In the meantime, markets are moving. Utilities and fleet operators are signing long‑term power contracts, municipalities are writing zero‑emission procurement rules, and financiers are developing asset‑backed structures for buses, trucks, and distributed solar. The risk is not the lack of solutions; it’s the friction in scaling them.

The gaps slowing the shift from diesel and petrol

Three bottlenecks show up repeatedly across markets experiencing fuel‑price pain:

  1. Grid and depot readiness
  • Connection queues and transformer shortages delay bus depots and truck charging hubs.
  • Peak‑demand charges penalize early movers without smart charging and on‑site storage.
  • Megawatt‑scale charging standards are arriving, but permitting, real estate, and utility coordination lag.
  1. Financing and procurement inertia
  • Public‑sector buyers optimize for capital cost, not lifecycle cost, and are slow to adopt performance‑based contracts that align operators and financiers.
  • In emerging markets, forex volatility and duties raise the price of solar, batteries, and inverters; working‑capital constraints keep diesel generators entrenched.
  1. Standards and signaling
  • Weakened emissions standards for heavy vehicles slow manufacturer investment and network build‑out.
  • Patchwork incentives and inconsistent rules (e.g., depot interconnection processes, tariff design) add uncertainty right when fleets need bankable pathways.

A 12‑month playbook for decision‑makers

Practical steps can convert oil‑shock anxiety into durable advantage:

  • Lock in electrons.
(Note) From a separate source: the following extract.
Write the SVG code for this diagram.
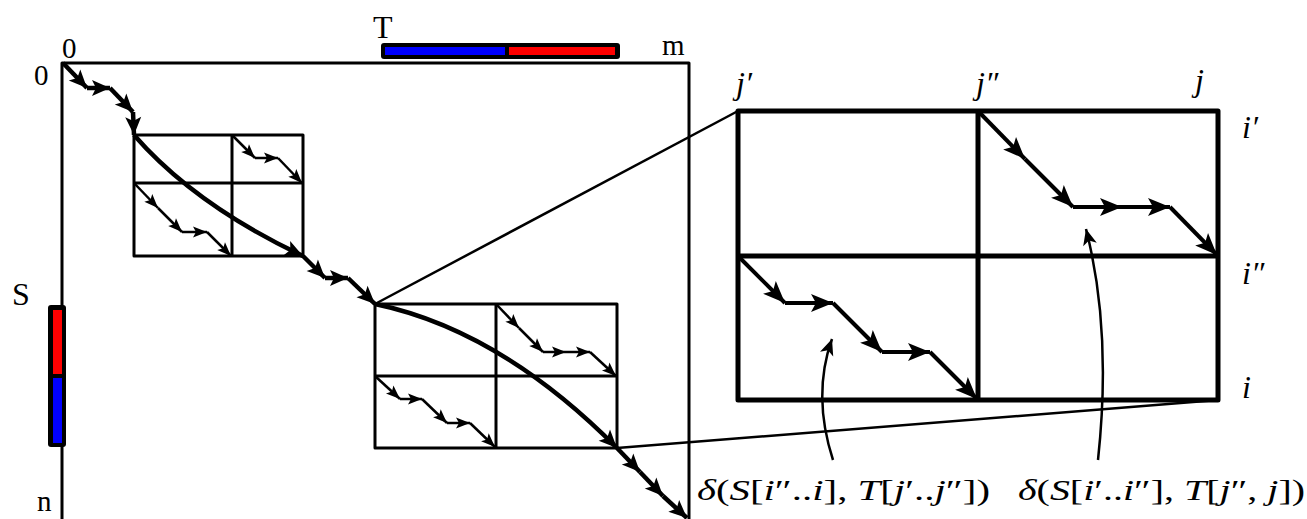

For fleets, secure multi‑year power purchase agreements with indexation to off‑peak tariffs, paired with rooftop solar and modest battery storage to shave demand peaks. Even small behind‑the‑meter assets can stabilize costs and accelerate payback on chargers.
  • Procure for outcomes, not widgets. Shift to performance‑based contracts—$/km for buses, $/ton‑km for trucks—bundling vehicles, chargers, maintenance, and energy. This lets third‑party capital fund the upfront while operators focus on service.
  • Target the best routes first. Electrify back‑to‑base and high‑utilization corridors where chargers can be fully used. Use data loggers for 6–12 weeks to size batteries, charging power, and depot layouts precisely.
  • Fix tariffs and interconnections. Regulators should publish transparent, time‑of‑use tariffs and fast‑track interconnection for zero‑emission depots, with standard designs approved in advance to cut months off timelines.
  • In emerging markets, localize and de‑risk. Reduce duties on certified solar and storage components, enforce quality standards to keep subpar kits out, and expand concessional credit lines for distributed energy assets that hedge fuel volatility.
  • Keep standards tight and predictable. Ambitious, stable emissions rules drive investment, lower costs through scale, and align climate aims with energy‑security realities.

Bottom line

Energy shocks are no longer just a threat; they are a forcing function. In Nigeria, solar is beating diesel on cost and reliability. In Australia and Europe, electric buses and trucks turn fuel volatility into a competitive edge. Brazil shows how domestic, cleaner fuels can cushion price spikes when electrification isn’t ready. The technology is largely here. The constraint is execution: connections, contracts, capital, and clear rules. Those who treat oil volatility as a strategic signal—not a temporary headache—will lock in lower operating costs and higher resilience long before the next shock arrives.